If your partner makes you feel guilty about spending money, it deserves a deeper look. Do you have a spending problem? Or, is it a control issue? While we should all appreciate what we have, no one should ever feel guilty about buying things they need or treating themselves now and again.

Although we may all need to tighten the budget at times, it becomes abusive when the other person makes you feel guilty for asking or if they force you to go without the things you need. Sometimes, the abuse goes even further when the victim is then degraded for not being able to afford these things on their own. These behaviors are not okay and no one deserves to be treated this way.

5. They try to convince you that you are irresponsible with money.

On a similar train of thought, financial gaslighting sometimes occurs because of other people’s unhealthy attitudes toward money. If someone is extremely frugal, they may try to convince you that you are spending too much money and have irresponsible spending habits.

This attitude can negatively impact relationships because they constantly criticize their partner and scrutinize every penny they spend. In some cases, this means obsessively monitoring accounts or requiring receipts from shopping trips. While this may indicate other mental health issues, it may also be a result of shifting the blame because of their own spending habits.
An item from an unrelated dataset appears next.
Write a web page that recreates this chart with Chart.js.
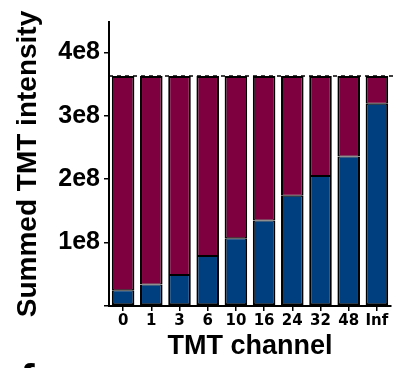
<!DOCTYPE html>
<html>
<head>
<meta charset="utf-8">
<script src="https://cdn.jsdelivr.net/npm/chart.js@4"></script>
<style>
  html, body { margin: 0; padding: 0; background: #fff; }
  #wrap { width: 406px; height: 368px; position: relative; }
</style>
</head>
<body>
<div id="wrap"><canvas id="chart"></canvas></div>
<script>
// Valores
const channels = ['0', '1', '3', '6', '10', '16', '24', '32', '48', 'Inf'];
const channelIntensity = [0.25e8, 0.34e8, 0.49e8, 0.79e8, 1.07e8, 1.35e8, 1.74e8, 2.05e8, 2.36e8, 3.19e8];
const remainingIntensity = [3.38e8, 3.29e8, 3.14e8, 2.84e8, 2.56e8, 2.28e8, 1.89e8, 1.58e8, 1.27e8, 0.44e8];
const totalLine = 3.63e8;
const yTickValues = [0, 1e8, 2e8, 3e8, 4e8];
const yTickLabels = ['', '1e8', '2e8', '3e8', '4e8'];
const panelLetter = 'f';

const blue = '#003f7f';
const red = '#7f003f';

// Linha tracejada do total + letra do painel seguinte
const extras = {
  id: 'extras',
  afterDatasetsDraw(chart) {
    const { ctx, chartArea, scales } = chart;
    const y = scales.y.getPixelForValue(totalLine);
    ctx.save();
    ctx.strokeStyle = '#000';
    ctx.lineWidth = 1.5;
    ctx.setLineDash([4, 4]);
    ctx.beginPath();
    ctx.moveTo(chartArea.left, y);
    ctx.lineTo(chartArea.right + 2, y);
    ctx.stroke();
    ctx.restore();
  },
  afterDraw(chart) {
    const ctx = chart.ctx;
    ctx.save();
    ctx.fillStyle = '#000';
    ctx.font = 'bold 44px "Liberation Sans"';
    ctx.textBaseline = 'alphabetic';
    ctx.fillText(panelLetter, 20, 395);
    ctx.restore();
  }
};

const ctx = document.getElementById('chart').getContext('2d');
new Chart(ctx, {
  type: 'bar',
  data: {
    labels: channels,
    datasets: [
      {
        label: 'Channel',
        data: channelIntensity,
        backgroundColor: blue,
        borderColor: '#000',
        borderWidth: { left: 2, right: 2, bottom: 2, top: 1 },
        borderSkipped: false,
        barPercentage: 0.8,
        categoryPercentage: 1.0
      },
      {
        label: 'Remaining',
        data: remainingIntensity,
        backgroundColor: red,
        borderColor: '#000',
        borderWidth: { left: 2, right: 2, top: 2, bottom: 1 },
        borderSkipped: false,
        barPercentage: 0.8,
        categoryPercentage: 1.0
      }
    ]
  },
  options: {
    responsive: true,
    maintainAspectRatio: false,
    animation: false,
    layout: { padding: { left: 0, right: 15, top: 22, bottom: 0 } },
    plugins: { legend: { display: false }, tooltip: { enabled: false } },
    scales: {
      x: {
        stacked: true,
        border: { color: '#000', width: 2 },
        grid: { offset: false, drawOnChartArea: false, tickLength: 5, color: '#000', lineWidth: 1.5 },
        ticks: {
          color: '#000',
          font: { family: 'DejaVu Sans', weight: 'bold', size: 15 },
          padding: 1,
          maxRotation: 0,
          autoSkip: false
        },
        title: {
          display: true,
          text: 'TMT channel',
          color: '#000',
          font: { family: 'Liberation Sans', weight: 'bold', size: 27 },
          padding: { top: 0, bottom: 5 }
        },
        afterFit(scale) { scale.height = 62; }
      },
      y: {
        stacked: true,
        min: 0,
        max: 4.48e8,
        border: { color: '#000', width: 2 },
        grid: { drawOnChartArea: false, tickLength: 5, color: '#000', lineWidth: 1.5 },
        afterBuildTicks(scale) {
          scale.ticks = yTickValues.map(v => ({ value: v }));
        },
        ticks: {
          color: '#000',
          font: { family: 'Liberation Sans', weight: 'bold', size: 25 },
          padding: 4,
          callback: (value, i) => yTickLabels[i]
        },
        title: {
          display: true,
          text: 'Summed TMT intensity',
          color: '#000',
          font: { family: 'Liberation Sans', weight: 'bold', size: 28 },
          padding: { top: 11, bottom: 0 }
        },
        afterFit(scale) { scale.width = 109; }
      }
    }
  },
  plugins: [extras]
});
</script>
</body>
</html>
6. They always claim to be broke.

Another clear sign of financial gaslighting is when someone always claims to be broke, even if they earn a decent salary. You may witness this if they constantly ask to borrow money or expect other people to pay for things. Or, they may pretend to be in poverty even though they have plenty of assets and money in their bank accounts.

The worst cases of this abuse occur behind closed doors. Abusers often force their families to go without the basics. They may refuse to let them buy necessities, even if they can afford a comfortable lifestyle. Many victims often believe they are so deep in debt that they have next to nothing to live on because this is exactly what their abuser wants them to think.

7. When you use joint credit cards, they are consistently declined.

On the other side of the coin, an abuser can also fool you into thinking everything is fine by hiding debt. This happens when someone is hiding or taking money for other purposes.

In many of the personal accounts of these situations, the abuser is finally caught when their cards are declined or they discover their credit limit has been maxed out. Some even went as far as opening accounts in their partner’s or children’s name, ruining their credit and setting them back financially. It can take years to recover from this type of financial abuse.

8. Your partner uses money as a retaliation tool.

The last sign on this list is probably the first one people think of because it is the most malicious. Using money as a retaliation tool is not only abusive, but it can also destroy someone’s life.

Some ways abusers retaliate is by withholding money so the other person can’t go anywhere or do anything without permission. Yet, the person in control will have no qualms about doing these things for themselves. Other times it includes draining accounts without their knowledge or denying access to funds. Some abusers simply rack up the charges, then leave them to pay the bills after they break. None of these behaviors constitute a healthy relationship dynamic and qualify as extreme forms of financial abuse.

Getting Help

Many victims feel hopeless when someone is using money as a weapon to control them. Some may not even understand how they ended up in the situation. Unfortunately, it starts as small things that slowly increases over time, making you doubt your perception of reality. However, it’s important to recognize these red flags before the situation spirals and you find yourself in too deep.

If you have seen the signs of financial gaslighting or any other form of abuse, there is help available. You can call the SAMHSA National Helpline at 1-800-662-HELP. Or, you can contact them through their Crisis Text Line by sending HOME to 741741. They have people standing by to support you as you make a plan to get out.